Margarito will attack and while Cotto will counter him he will also stand and fight at some point in a way Mayweather not only never would have, but probably will think is foolhardy. Mayweather is a consummate boxer with physical skills and tactical advantages that are admirable. Sugar Ray Leonard and Sugar Ray Robinson had the same skills but they had something more. They were fighters, too.

Leonard and Robinson were guys who wanted to know what Antonio Margarito and Miguel Cotto are willing to find out. They wanted to know who was best in a sport where that can only be determined in one way. By fighting. They assumed the same things Floyd Mayweather, Jr. did about themselves but they were also willing to take the risk of proving it.

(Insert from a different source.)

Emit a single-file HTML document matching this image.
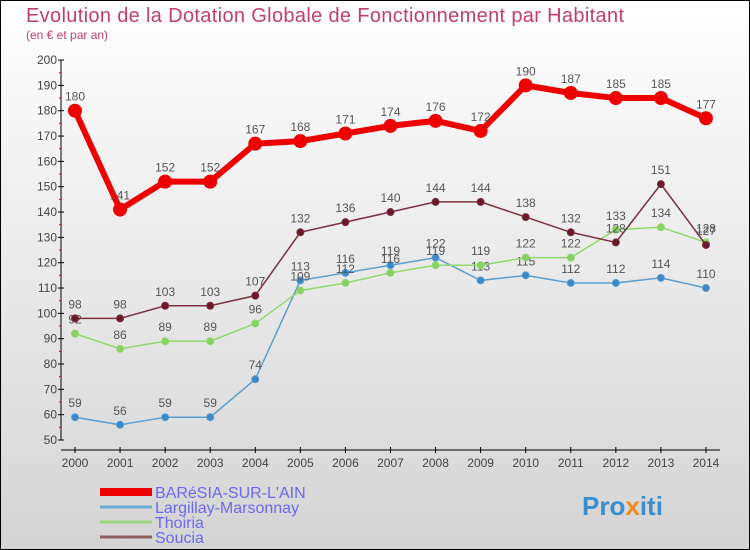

That Cotto and Margarito share those same feelings is a blessing to the sport of boxing and it’s fans. It’s also why the two of them agreed to meet this weekend at the MGM Grand Garden Arena to engage in the best welterweight FIGHT that could be made knowing that that is what it will be for as long as it lasts – a fight, not dancing with the stars.

In the end, that’s still what sells best in boxing.